El cardenal Cisneros/XIX
Tócanos hablar ya de un negocio en que, si habremos de admirar la firmeza de ánimo, la constancia y entereza de carácter de Cisneros, no tendremos ocasión de aplaudir su tolerancia, su bondad y su respeto á la fe de los tratados. Nos referimos á la conducta que observó con los Moros de la recien conquistada Granada.
Conocidas son las capitulaciones de la rendición de aquel, si delicioso oasis, último rincón de los Árabes españoles, en que se respetaron tan escrupulosamente su religion, bienes, hábitos y costumbres, de modo que no se quiso realizar la conquista á sangre y fuego. Los Reyes Católicos, en consecuencia, obrando con singular tacto y consumada prudencia, dejaron al frente de Granada á dos autoridades que, por sus dotes de mando, eran las más á proposito para cimentar pacificamente su gran obra y atraerse la simpatía de los naturales, sin la cual, más que un bien, es un padrastro toda conquista. Estas autoridades fueron el Conde de Tendilla y el Arzobispo Talayera.

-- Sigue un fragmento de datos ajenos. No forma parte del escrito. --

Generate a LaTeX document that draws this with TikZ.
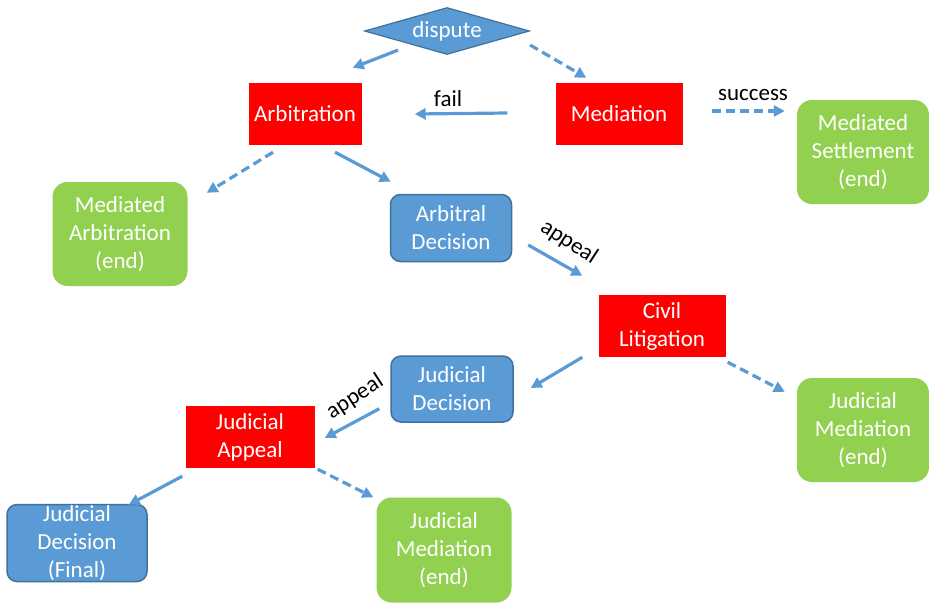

Era el Conde de Tendilla, hombre de prudencia en negocios graves, de ánimo firme, asegurado con luenga experiencia de reencuentros y batallas ganadas, según las palabras de su hijo el historiador de la Guerra de Granada, que juzga con harta severidad á otros deudos suyos, para ser tachado de parcialidad en este caso, fuera de que su juicio está confirmado por el de todos los cronistas é historiadores de aquel tiempo, y á más por la propia conducta de su padre en los conflictos en que intervino durante aquel mando. No trató el Conde á los Moros como pueblo conquistado, no los vejó, no los exasperó con francas violencias y simulados latrocinios, antes bien con su bondad y su dulzura se imponía á los Moros, olvidándose por completo de sus hábitos militares, y de emplear el terror, que es el arma favorita y el triste acompañamiento del mando de un soldado.
Fray Fernando de Talavera, que habia llegado, por la fuerza de sus virtudes y de su ciencia, á Confesor de los Reyes y á Arzobispo de Granada desde la cuna más humilde —expósito debia de ser, pues Oviedo en sus Quincuagenas dice que él fué del linaje de todos los humanos ó de aquel barro y subcesion de Adán— secundaba con no menos elevación los propósitos soberanos y la noble conducta del Conde. No se empeñaba en convertir á los Moros con la violencia, no apelaba á las amenazas, no recurría tampoco al terror, sino que se valia de medios más ilustrados y eficaces para llegar á la vez que á la fusión del pueblo vencido con el vencedor, á la conversión al Evangelio de todos aquellos infieles. Para catequizarlos con más fruto, aprendió á sus años el idioma de ellos, y lo hizo aprender á sus párrocos. Hizo más: mandó traducir al árabe los textos más apropiados de los Evangelios, hizo componer un vocabulario, una gramática y un catecismo en el propio idioma, y de esta manera hacia; entre ellos grandemente fructuosa su predicación. Asi iluminaba el entendimiento de los infieles, y se atraia su corazón con la práctica constante de todas las virtudes, con el infatigable ejercicio de su paciencia, de su dulzura y de su bondad. No era uno más de esos santos misioneros que andan por el mundo y parecen la triste realización del adagio vulgar: Haz lo que te digo y no lo que hago. Por el contrario, hacia lo que predicaba y predicó lo que hizo, e assi, dice con razón un cronista, fué mucho provechoso é útil en aquella ciudad para la conversión de los moros.
El Conde de Tendilla y el Arzobispo Talavera se completaban, y por decirlo asi, se confundían para conseguir el propio resultado, el uno para cimentar la conquista, el otro para convertir á los Árabes, ambos para servir á los Reyes Católicos. La obra, como se ve, se levantaba sobre cimientos sólidos; pero pedia tiempo. La fusión entre dos pueblos, entre dos razas, mucho más si están separadas por la religión, es obra de años, de siglos tal vez, y hay que resignarse á la lentitud; pero si se quieren abreviar los términos y condensar el tiempo, hay un medio rápido, ejecutivo, instantáneo de conseguirlo; el procedimiento de los Iroqueses, que derriban el árbol para cogeer el fruto; mas entonces si se destruye un pueblo, si se extermina una raza, se tiene en una conquista lo que hoy tiene Rusia en Polonia, un pueblo que aborrece y maldice á su verdugo, y un territorio, antes fecundado por el trabajo, antes floreciente con las artes y la industria, antes hermoseado por la agricultura, pero después solitario, inculto y regado por el llanto y la sangre de las víctimas.